Trump's businesses received millions from foreign entities during his presidency, House report says

Democrats say the payments defied the Constitution's foreign emoluments clause.

ByWill Steakin ABCNews logo
Saturday, January 6, 2024
Trump's businesses received millions from foreign entities in office
The 156-page report by House Democrats is entitled "White House For Sale."

Former President Donald Trump's businesses received millions of dollars from foreign entities located in 20 different countries during his presidency, according to a new report released Thursday by Democrats on the House Oversight committee.



The top Democrat on the Oversight Committee, Rep. Jamie Raskin, released the report and provided documents from Trump's former accounting firm that show that 20 governments, including China and Saudi Arabia, paid at least $7.8 million during Trump's presidency to business entities that included Trump International Hotels in Washington, D.C., and Las Vegas, and Trump Towers in New York.



The 156-page report by House Democrats is entitled "White House For Sale."



In the forward to the report, Raskin wrote, "By elevating his personal financial interests and the policy priorities of corrupt foreign powers over the American public interest, former President Trump violated both the clear commands of the Constitution and the careful precedent set and observed by every previous commander in chief."



The reports says that, according to "limited records" obtained by the committee, Saudi Arabia likely paid Trump-owned business at least $615,422 during Trump's first term in office.

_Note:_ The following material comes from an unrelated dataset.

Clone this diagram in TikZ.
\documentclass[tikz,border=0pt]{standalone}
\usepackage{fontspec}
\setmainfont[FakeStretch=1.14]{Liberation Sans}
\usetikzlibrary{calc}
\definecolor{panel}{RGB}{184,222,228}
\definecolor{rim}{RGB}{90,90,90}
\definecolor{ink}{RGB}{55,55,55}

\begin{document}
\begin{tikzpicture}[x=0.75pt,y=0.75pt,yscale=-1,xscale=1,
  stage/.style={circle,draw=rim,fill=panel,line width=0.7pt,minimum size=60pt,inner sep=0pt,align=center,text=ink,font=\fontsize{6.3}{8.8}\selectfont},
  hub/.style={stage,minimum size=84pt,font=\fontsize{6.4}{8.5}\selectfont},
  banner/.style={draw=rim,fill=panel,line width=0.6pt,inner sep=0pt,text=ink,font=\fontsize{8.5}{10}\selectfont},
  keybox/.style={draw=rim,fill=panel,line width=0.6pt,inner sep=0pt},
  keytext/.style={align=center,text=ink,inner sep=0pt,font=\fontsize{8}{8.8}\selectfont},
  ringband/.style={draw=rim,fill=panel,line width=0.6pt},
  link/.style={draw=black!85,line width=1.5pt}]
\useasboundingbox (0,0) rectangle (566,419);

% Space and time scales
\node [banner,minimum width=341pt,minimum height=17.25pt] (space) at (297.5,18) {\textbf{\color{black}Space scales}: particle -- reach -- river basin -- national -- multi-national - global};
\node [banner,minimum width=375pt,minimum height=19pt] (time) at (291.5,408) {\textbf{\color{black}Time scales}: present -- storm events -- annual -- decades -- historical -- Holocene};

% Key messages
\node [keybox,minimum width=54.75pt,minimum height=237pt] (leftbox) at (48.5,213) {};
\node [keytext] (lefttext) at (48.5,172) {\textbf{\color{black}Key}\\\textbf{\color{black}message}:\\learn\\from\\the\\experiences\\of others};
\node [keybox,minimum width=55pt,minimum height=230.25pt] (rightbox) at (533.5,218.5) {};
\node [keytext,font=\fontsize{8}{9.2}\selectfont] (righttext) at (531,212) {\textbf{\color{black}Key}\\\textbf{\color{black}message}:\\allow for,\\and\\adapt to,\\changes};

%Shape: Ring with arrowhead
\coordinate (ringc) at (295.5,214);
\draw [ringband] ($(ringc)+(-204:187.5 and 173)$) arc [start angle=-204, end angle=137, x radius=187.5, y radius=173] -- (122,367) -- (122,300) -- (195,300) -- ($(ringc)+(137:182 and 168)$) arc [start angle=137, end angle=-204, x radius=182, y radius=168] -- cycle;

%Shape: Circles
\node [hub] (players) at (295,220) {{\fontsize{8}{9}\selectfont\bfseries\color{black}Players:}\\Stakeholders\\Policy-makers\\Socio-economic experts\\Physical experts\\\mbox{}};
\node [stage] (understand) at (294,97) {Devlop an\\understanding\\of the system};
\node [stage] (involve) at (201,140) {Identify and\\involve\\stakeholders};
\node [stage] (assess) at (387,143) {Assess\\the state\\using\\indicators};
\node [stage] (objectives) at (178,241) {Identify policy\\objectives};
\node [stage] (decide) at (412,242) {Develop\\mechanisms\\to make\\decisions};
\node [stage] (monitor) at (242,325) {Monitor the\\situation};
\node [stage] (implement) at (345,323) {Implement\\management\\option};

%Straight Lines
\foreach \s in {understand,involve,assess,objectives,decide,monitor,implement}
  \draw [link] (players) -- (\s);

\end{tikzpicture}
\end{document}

Former President Donald Trump speaks at a campaign rally at Terrace View Event Center in Sioux Center, Iowa, Friday, Jan. 5, 2024.
Former President Donald Trump speaks at a campaign rally at Terrace View Event Center in Sioux Center, Iowa, Friday, Jan. 5, 2024.
(AP Photo/Andrew Harnik)


"While the Kingdom of Saudi Arabia was making these payments, President Trump chose Saudi Arabia as the destination of his first overseas trip -- a choice that was unprecedented among U.S. presidents," the report says.



The report claims that the payments violated the Constitution's foreign emoluments clause, a rule that bars the president and other federal officials from accepting money or gifts from foreign governments without Congressional approval.

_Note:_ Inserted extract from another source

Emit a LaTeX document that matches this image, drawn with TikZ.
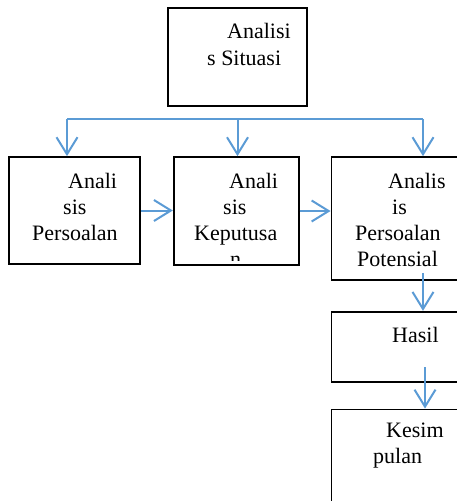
\documentclass[tikz,border=0pt]{standalone}
\usepackage{fontspec}
\setmainfont{Liberation Serif}
\usetikzlibrary{arrows.meta, positioning}
\definecolor{flowblue}{HTML}{5B9BD5}

\begin{document}
\begin{tikzpicture}[x=1pt, y=-1pt,
    box/.style={rectangle, draw, line width=1.7pt, inner sep=0pt},
    txt/.style={anchor=base west, align=left, inner sep=0pt, font=\fontsize{22}{26}\selectfont},
    link/.style={flowblue, line width=1.5pt},
    arrow/.style={-{Straight Barb[length=17pt, width=21pt]}, flowblue, line width=2pt}]

    \useasboundingbox (0,0) rectangle (457,501);
    \clip (0,0) rectangle (457,501);

    % Top box
    \node[box, minimum width=139pt, minimum height=98pt] (sit) at (237.5,57) {};
    \node[txt, font=\fontsize{22}{27}\selectfont] (sit_text) at (207,65) {\hspace*{20pt}Analisi\\s Situasi};

    % Row of three analyses
    \node[box, minimum width=131pt, minimum height=107pt] (per) at (74.5,210.5) {};
    \node[box, minimum width=125pt, minimum height=108pt, right=32pt of per.north east, anchor=north west] (kep) {};
    \node[box, minimum width=145pt, minimum height=123pt, right=31pt of kep.north east, anchor=north west] (pot) {};

    % Right column
    \node[box, minimum width=146pt, minimum height=70pt, below=30pt of pot.south west, anchor=north west] (hasil) {};
    \node[box, minimum width=146pt, minimum height=114pt, below=26pt of hasil] (kes) {};

    % Box texts (anchored at the last line)
    \node[txt] (per_text) at (32,240) {\hspace*{36pt}Anali\\\hspace*{31pt}sis\\Persoalan};
    \begin{scope}
        \clip (kep.north west) rectangle ([yshift=5pt]kep.south east);
        \node[txt] (kep_text) at (194,266) {\hspace*{35pt}Anali\\\hspace*{29pt}sis\\Keputusa\\\hspace*{36pt}n};
    \end{scope}
    \node[txt] (pot_text) at (355,266) {\hspace*{33pt}Analis\\\hspace*{37pt}is\\Persoalan\\\hspace*{2pt}Potensial};
    \node[txt] (hasil_text) at (392,342) {Hasil};
    \node[txt] (kes_text) at (373,463) {\hspace*{13pt}Kesim\\pulan};

    % Fork line
    \coordinate (fork_l) at (67,119);
    \coordinate (fork_r) at (423,119);
    \draw[link] (fork_l) -- (fork_r);
    \draw[arrow] (fork_l) -- (fork_l |- per.north);
    \draw[arrow] (sit.south |- fork_l) -- (sit.south |- kep.north);
    \draw[arrow] (fork_r) -- (fork_r |- pot.north);

    % Flow arrows
    \draw[arrow] (per.east) -- (per.east -| kep.west);
    \draw[arrow] (kep.east) -- (kep.east -| pot.west);
    \draw[arrow] (fork_r |- pot.south) ++(0,-8) -- (fork_r |- hasil.north);
    \coordinate (hk) at (425,367);
    \draw[arrow] (hk) -- (hk |- kes.north);

\end{tikzpicture}
\end{document}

"Through entities he owned and controlled, President Trump accepted, at a minimum, millions of dollars in foreign emoluments in violation of the United States Constitution," Democrats write in the report. "The documents obtained from former President Trump's accounting firm demonstrate that four Trump-owned properties together collected, at the least, millions of dollars in payments from foreign governments and officials that violated the Constitution's prohibition on emoluments 'of any kind whatever' from foreign governments."

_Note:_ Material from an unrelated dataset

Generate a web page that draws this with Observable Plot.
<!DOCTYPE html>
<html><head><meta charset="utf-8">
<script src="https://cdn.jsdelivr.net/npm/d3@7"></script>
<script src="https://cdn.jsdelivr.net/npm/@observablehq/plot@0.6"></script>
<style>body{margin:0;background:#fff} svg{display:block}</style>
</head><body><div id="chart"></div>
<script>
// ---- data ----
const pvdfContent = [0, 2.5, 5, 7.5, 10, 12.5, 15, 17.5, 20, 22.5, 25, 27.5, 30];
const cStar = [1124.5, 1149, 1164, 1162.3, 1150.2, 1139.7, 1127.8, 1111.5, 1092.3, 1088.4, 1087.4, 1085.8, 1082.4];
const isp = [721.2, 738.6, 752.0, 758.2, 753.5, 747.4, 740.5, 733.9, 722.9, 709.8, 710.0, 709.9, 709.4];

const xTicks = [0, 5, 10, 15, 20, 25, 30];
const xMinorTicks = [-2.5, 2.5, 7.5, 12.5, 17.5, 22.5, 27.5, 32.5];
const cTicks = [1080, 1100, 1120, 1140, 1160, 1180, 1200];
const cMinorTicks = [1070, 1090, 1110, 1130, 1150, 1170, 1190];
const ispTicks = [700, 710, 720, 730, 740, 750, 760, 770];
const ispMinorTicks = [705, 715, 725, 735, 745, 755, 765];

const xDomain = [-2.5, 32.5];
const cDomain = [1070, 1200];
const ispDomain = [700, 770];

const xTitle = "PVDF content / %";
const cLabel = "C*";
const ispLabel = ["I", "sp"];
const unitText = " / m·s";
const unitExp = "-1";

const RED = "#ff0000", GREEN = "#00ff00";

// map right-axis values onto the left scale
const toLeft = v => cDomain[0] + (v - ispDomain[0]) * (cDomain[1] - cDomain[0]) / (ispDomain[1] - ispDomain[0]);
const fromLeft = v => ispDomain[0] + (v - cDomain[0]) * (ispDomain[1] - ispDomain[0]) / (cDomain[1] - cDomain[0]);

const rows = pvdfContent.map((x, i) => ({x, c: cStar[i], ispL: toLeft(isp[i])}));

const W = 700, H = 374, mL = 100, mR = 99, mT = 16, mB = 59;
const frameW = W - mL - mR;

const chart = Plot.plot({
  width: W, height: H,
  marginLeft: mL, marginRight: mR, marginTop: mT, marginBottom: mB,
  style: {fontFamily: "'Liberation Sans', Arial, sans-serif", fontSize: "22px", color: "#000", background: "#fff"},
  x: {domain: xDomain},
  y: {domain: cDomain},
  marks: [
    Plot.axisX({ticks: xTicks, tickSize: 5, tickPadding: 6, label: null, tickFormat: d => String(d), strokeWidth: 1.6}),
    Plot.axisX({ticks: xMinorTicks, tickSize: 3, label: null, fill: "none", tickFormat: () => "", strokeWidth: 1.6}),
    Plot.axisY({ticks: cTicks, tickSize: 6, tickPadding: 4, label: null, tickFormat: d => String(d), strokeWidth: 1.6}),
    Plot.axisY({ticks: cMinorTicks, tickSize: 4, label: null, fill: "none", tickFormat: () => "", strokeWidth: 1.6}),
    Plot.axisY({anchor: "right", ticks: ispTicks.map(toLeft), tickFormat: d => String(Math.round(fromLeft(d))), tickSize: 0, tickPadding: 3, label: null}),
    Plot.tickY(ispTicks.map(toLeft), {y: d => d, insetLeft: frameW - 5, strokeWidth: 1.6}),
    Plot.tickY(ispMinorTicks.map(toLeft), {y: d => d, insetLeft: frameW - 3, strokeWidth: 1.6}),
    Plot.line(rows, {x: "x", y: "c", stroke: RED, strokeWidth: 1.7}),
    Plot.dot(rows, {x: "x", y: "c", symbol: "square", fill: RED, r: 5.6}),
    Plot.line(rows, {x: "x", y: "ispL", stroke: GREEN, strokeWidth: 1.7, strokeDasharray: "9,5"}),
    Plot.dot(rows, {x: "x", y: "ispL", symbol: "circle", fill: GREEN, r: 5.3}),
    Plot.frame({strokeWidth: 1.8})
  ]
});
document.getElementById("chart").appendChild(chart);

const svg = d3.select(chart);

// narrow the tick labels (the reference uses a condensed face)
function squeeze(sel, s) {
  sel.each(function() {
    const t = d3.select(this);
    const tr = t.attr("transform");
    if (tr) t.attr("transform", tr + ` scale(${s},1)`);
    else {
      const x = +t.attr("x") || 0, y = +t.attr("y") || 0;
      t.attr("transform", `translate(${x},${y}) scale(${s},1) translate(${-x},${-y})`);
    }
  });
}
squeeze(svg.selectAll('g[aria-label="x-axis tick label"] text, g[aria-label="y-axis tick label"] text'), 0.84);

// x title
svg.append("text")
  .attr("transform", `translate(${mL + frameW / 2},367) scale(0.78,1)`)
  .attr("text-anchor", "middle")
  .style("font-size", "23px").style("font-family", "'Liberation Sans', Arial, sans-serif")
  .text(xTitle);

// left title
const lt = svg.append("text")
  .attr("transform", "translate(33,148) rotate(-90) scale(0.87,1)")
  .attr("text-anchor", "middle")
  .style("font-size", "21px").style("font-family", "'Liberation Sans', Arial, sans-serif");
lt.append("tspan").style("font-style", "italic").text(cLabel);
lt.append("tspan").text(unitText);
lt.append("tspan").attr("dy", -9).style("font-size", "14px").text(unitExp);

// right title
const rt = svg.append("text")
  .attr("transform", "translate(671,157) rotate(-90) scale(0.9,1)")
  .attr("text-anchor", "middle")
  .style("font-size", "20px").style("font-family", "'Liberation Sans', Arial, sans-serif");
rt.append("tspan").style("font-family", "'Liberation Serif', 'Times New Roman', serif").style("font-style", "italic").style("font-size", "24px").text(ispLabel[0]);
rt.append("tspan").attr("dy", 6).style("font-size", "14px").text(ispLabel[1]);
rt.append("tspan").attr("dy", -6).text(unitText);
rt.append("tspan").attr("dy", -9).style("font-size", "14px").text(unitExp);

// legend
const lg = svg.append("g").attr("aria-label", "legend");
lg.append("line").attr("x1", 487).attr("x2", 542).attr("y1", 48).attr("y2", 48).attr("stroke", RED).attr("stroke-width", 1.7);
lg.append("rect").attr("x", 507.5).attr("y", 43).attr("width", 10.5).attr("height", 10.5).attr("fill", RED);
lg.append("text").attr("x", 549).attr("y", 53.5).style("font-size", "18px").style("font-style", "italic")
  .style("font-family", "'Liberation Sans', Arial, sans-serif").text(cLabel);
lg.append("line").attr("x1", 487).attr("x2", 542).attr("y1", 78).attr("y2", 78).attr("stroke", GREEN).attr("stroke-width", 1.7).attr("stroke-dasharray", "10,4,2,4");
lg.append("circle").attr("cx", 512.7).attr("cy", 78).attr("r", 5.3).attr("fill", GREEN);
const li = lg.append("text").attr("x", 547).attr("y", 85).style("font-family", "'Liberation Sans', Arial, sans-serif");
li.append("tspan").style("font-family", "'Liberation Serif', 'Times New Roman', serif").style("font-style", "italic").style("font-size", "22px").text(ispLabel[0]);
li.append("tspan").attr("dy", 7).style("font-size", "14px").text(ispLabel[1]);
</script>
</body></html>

In a statement to ABC News, Eric Trump, the former president's son who helps run the Trump Organization, said the House Democrats' "narrative is insane," citing profits that Trump voluntary donated to the Treasury Department to offset his business earnings from foreign entities.



"We do not have the ability or viability to stop someone from booking through third parties - Expedia etc - hence the voluntary donation of profits ... which has been covered ad nauseam," Eric Trump said. "That narrative is insane, especially given there is no President in United States history who was tougher on China than Donald Trump... a President who introduced billions and billions of dollars worth of tariffs on their goods and services."



ABC News reported in 2018 that Trump had voluntarily donated $151,470 to the U.S. Treasury, which a Trump Organization attorney said "fulfills our pledge to donate profits from foreign government patronage at our hotels and similar business during President Trump's term in office."



However, government ethics watchdogs questioned the amount of the donation, saying the methodology used did not require the Trump Organization to account for revenues earned from foreign-government patrons of unprofitable Trump properties.



In 2021, the U.S. Supreme Court dismissed lawsuits accusing Trump of profiting from his presidency, on the grounds that he is no longer in office.